We also involve all control functions—front office, market risk, mid office, accounting—in the design and vetting of any new process. Every vertical understands how a transaction will be booked, how it will reflect in the financials, and how it will be monitored. If everyone does their part, and the lines of accountability are clear, there’s little room for surprises. Of course, mistakes can still happen, but intent and process integrity are your best safeguards.

Q: With the rate curve steepening, is there still value in long bonds?
A: Yes, I believe so—especially when you consider structural demand and fiscal discipline. The curve has steepened after the rate cuts, and the market seems to think the window for further cuts is narrow. But I don’t agree with that conclusion entirely.

If you look closely, there are still pockets of disinflation. Global supply chains remain under pressure, and geopolitical disruptions are weighing on demand. India’s credit growth has also slowed meaningfully, which could drag down GDP growth. That creates room—maybe not in the next policy, but certainly over the next year—for more easing.

More importantly, the demand-supply equation in the government bond market is very favourable. On the supply side, the Centre’s commitment to fiscal consolidation has kept net issuance disciplined, especially as a share of GDP. On the demand side, you’re seeing a demographic-driven expansion in long-term savings—from EPFO, NPS, insurance companies.

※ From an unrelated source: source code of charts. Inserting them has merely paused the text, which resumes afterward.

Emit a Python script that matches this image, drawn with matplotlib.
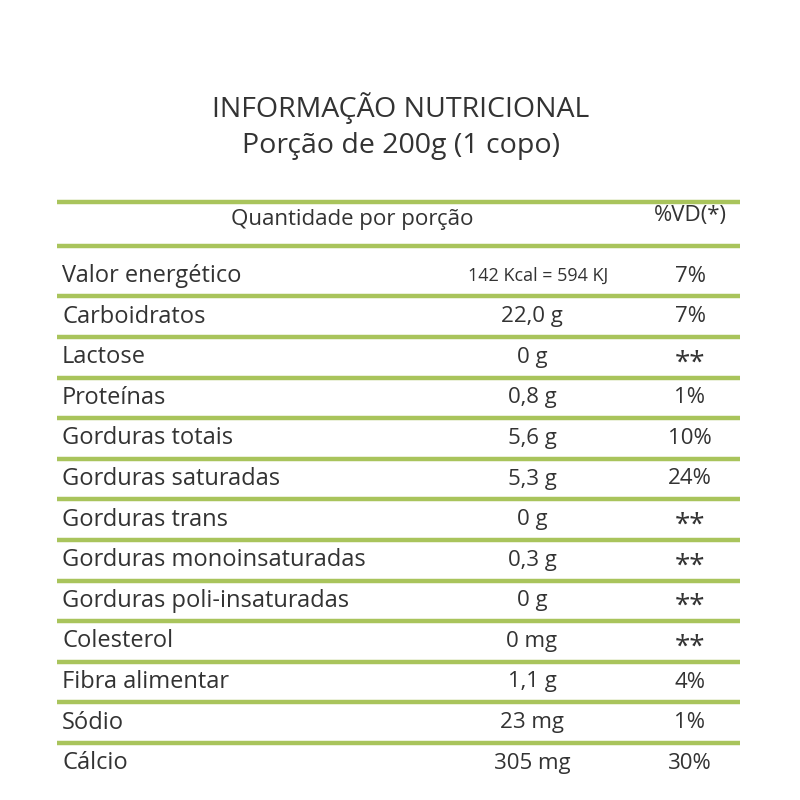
import matplotlib
matplotlib.use("Agg")
import matplotlib.pyplot as plt

title = ["INFORMAÇÃO NUTRICIONAL", "Porção de 200g (1 copo)"]
header = ["Quantidade por porção", "%VD(*)"]
nutrients = ["Valor energético", "Carboidratos", "Lactose", "Proteínas",
             "Gorduras totais", "Gorduras saturadas", "Gorduras trans",
             "Gorduras monoinsaturadas", "Gorduras poli-insaturadas",
             "Colesterol", "Fibra alimentar", "Sódio", "Cálcio"]
amounts = ["142 Kcal = 594 KJ", "22,0 g", "0 g", "0,8 g", "5,6 g", "5,3 g",
           "0 g", "0,3 g", "0 g", "0 mg", "1,1 g", "23 mg", "305 mg"]
vd = ["7%", "7%", "**", "1%", "10%", "24%", "**", "**", "**", "**",
      "4%", "1%", "30%"]

green = "#a9c45c"
ink = "#333333"
plt.rcParams["font.family"] = "Open Sans"

fig = plt.figure(figsize=(8, 8), dpi=100)
ax = fig.add_axes([0, 0, 1, 1])
ax.set_xlim(0, 800)
ax.set_ylim(800, 0)
ax.axis("off")

ax.text(401, 108, title[0], ha="center", va="center", fontsize=20.5, color=ink)
ax.text(401, 146, title[1], ha="center", va="center", fontsize=20.5, color=ink)

for y in [202, 246]:
    ax.plot([57, 740], [y, y], color=green, lw=3.2, solid_capstyle="butt")
ax.text(352, 220, header[0], ha="center", va="center", fontsize=16, color=ink)
ax.text(690, 216, header[1], ha="center", va="center", fontsize=16, color=ink)

row_h = 40.6
y0 = 276
for i, (n, a, v) in enumerate(zip(nutrients, amounts, vd)):
    y = y0 + i * row_h
    ax.text(62, y, n, ha="left", va="center", fontsize=17, color=ink)
    fs = 13 if len(a) > 10 else 16
    ax.text(538 if len(a) > 10 else 532, y, a, ha="center", va="center", fontsize=fs, color=ink)
    if v == "**":
        ax.text(690, y + 6, v, ha="center", va="center", fontsize=20, color=ink)
    else:
        ax.text(690, y, v, ha="center", va="center", fontsize=16, color=ink)
    if i < len(nutrients) - 1:
        ly = y + row_h / 2
        ax.plot([57, 740], [ly, ly], color=green, lw=3.2, solid_capstyle="butt")

fig.savefig("out.png", dpi=100, facecolor="white")
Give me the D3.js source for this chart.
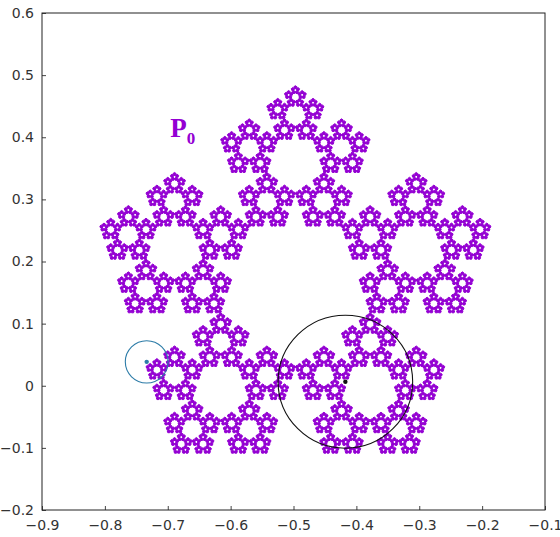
<!DOCTYPE html>
<html>
<head>
<meta charset="utf-8">
<script src="https://cdn.jsdelivr.net/npm/d3@7"></script>
<style>
  body { margin: 0; background: #fff; }
  .tick text { font-family: "DejaVu Sans", Verdana, sans-serif; font-size: 14px; fill: #333; }
</style>
</head>
<body>
<div id="chart"></div>
<script>
var svgWidth = 560;
var svgHeight = 537;

var margin = { top: 13, right: 15, bottom: 27, left: 42 };
var width = svgWidth - margin.left - margin.right;
var height = svgHeight - margin.top - margin.bottom;

// data
var xTicks = [-0.9, -0.8, -0.7, -0.6, -0.5, -0.4, -0.3, -0.2, -0.1];
var yTicks = [-0.2, -0.1, 0, 0.1, 0.2, 0.3, 0.4, 0.5, 0.6];
var xDomain = [-0.9, -0.1];
var yDomain = [-0.2, 0.6];

// Sierpinski pentagon P0: centre, circumradius, depth, scale ratio
var flakeCenter = [-0.497, 0.156];
var flakeRadius = 0.327;
var flakeDepth = 5;
var flakeRatio = 0.382;

// circles: centre x, centre y, radius
var bigCircle = [-0.4175, 0.0065, 0.107];
var smallCircle = [-0.7335, 0.0385, 0.034];

var label = ["P", "0"];
var labelPos = [-0.696, 0.4];

var svg = d3.select("#chart")
  .append("svg")
  .attr("width", svgWidth)
  .attr("height", svgHeight);

var chartGroup = svg.append("g")
  .attr("transform", `translate(${margin.left}, ${margin.top})`);

var x = d3.scaleLinear().domain(xDomain).range([0, width]);
var y = d3.scaleLinear().domain(yDomain).range([height, 0]);

// collect the smallest pentagons
var pentagons = [];
function flake(cx, cy, R, level) {
  if (level === 0) {
    pentagons.push([cx, cy, R]);
    return;
  }
  for (var k = 0; k < 5; k++) {
    var a = Math.PI / 2 + k * 2 * Math.PI / 5;
    var d = (1 - flakeRatio) * R;
    flake(cx + d * Math.cos(a), cy + d * Math.sin(a), R * flakeRatio, level - 1);
  }
}
flake(flakeCenter[0], flakeCenter[1], flakeRadius, flakeDepth);

var p = d3.path();
pentagons.forEach(function(pg) {
  for (var k = 0; k < 5; k++) {
    var a = Math.PI / 2 + k * 2 * Math.PI / 5;
    var px = x(pg[0] + pg[2] * Math.cos(a));
    var py = y(pg[1] + pg[2] * Math.sin(a));
    if (k === 0) p.moveTo(px, py); else p.lineTo(px, py);
  }
  p.closePath();
});

chartGroup.append("path")
  .attr("d", p.toString())
  .attr("fill", "#9400d3")
  .attr("stroke", "#9400d3")
  .attr("stroke-width", 1)
  .attr("stroke-linejoin", "round");

// circles
function drawCircle(c, color) {
  chartGroup.append("ellipse")
    .attr("cx", x(c[0]))
    .attr("cy", y(c[1]))
    .attr("rx", x(c[0] + c[2]) - x(c[0]))
    .attr("ry", y(c[1]) - y(c[1] + c[2]))
    .attr("fill", "none")
    .attr("stroke", color)
    .attr("stroke-width", 1.1);
  chartGroup.append("circle")
    .attr("cx", x(c[0]))
    .attr("cy", y(c[1]))
    .attr("r", 2.2)
    .attr("fill", color);
}
drawCircle(bigCircle, "#111");
drawCircle(smallCircle, "#2d7ca8");

// axes
var bottomAxis = d3.axisBottom(x).tickValues(xTicks).tickSize(-4).tickPadding(10).tickFormat(d3.format("~g"));
var leftAxis = d3.axisLeft(y).tickValues(yTicks).tickSize(-4).tickPadding(8).tickFormat(d3.format("~g"));

var gx = chartGroup.append("g")
  .attr("transform", `translate(0, ${height})`)
  .call(bottomAxis);
var gy = chartGroup.append("g")
  .call(leftAxis);
[gx, gy].forEach(function(g) {
  g.select(".domain").remove();
  g.selectAll(".tick line").attr("stroke", "#444");
});

// frame
chartGroup.append("rect")
  .attr("width", width)
  .attr("height", height)
  .attr("fill", "none")
  .attr("stroke", "#222")
  .attr("stroke-width", 1);

// P0 label
var t = chartGroup.append("text")
  .attr("x", x(labelPos[0]))
  .attr("y", y(labelPos[1]))
  .attr("font-family", "'Liberation Serif', 'DejaVu Serif', serif")
  .attr("font-weight", "bold")
  .attr("font-size", 27)
  .attr("fill", "#9400d3");
t.append("tspan").text(label[0]);
t.append("tspan").attr("dy", 7).attr("font-size", 17).text(label[1]);
</script>
</body>
</html>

These are structural pools of demand that are only growing.

So when you combine low net supply, steady demand, and macro stability, it points to enduring value at the long end. We could remain in a low-rate regime longer than the market expects.

Q: What is your view on the rupee’s direction over the next few years?
A: The rupee has historically depreciated by about 3–4% per year, which broadly reflects India’s inflation differential with developed economies. But I think we’re entering a new phase where that rate of depreciation will moderate.

First, India’s inflation is now far more controlled—between 4 and 5%—compared to the high double digits we used to live with. Meanwhile, developed markets are managing inflation around 2%, give or take. That narrows the inflation differential to 2–2.5%, and over time, that should reflect in currency trends.

Second, our current account has been relatively stable. We’re not facing runaway trade deficits, and even with volatile capital flows, the macro framework is far stronger than it was a decade ago.

Put all that together, and I see the rupee depreciating more gradually—closer to 2% a year—rather than the historic 3.5 or 4%. It will still move in steps, often triggered by global shocks or domestic sentiment, but those steps will be smaller and less disruptive.

Q: Any final message for investors or market participants?
A: The most important thing in any market is to be clear about your objective. Why are you taking a position? Is it for long-term investment, short-term speculation, or liability management? That clarity determines everything—how much risk you take, how you react to volatility, what metrics you track, even when you choose to exit.

One of the most common mistakes I’ve seen is people changing their objective mid-way—usually to justify a loss. A trade goes bad, and suddenly it becomes a “long-term investment.” That’s not strategy; that’s avoidance.

If you’re investing for the long term, you must accept that some years will be down. If you’re trading, you must be disciplined enough to book a loss when the rationale breaks down. The biggest damage happens when people confuse the two.

So have a clear objective, and stay true to it. Everything else flows from there.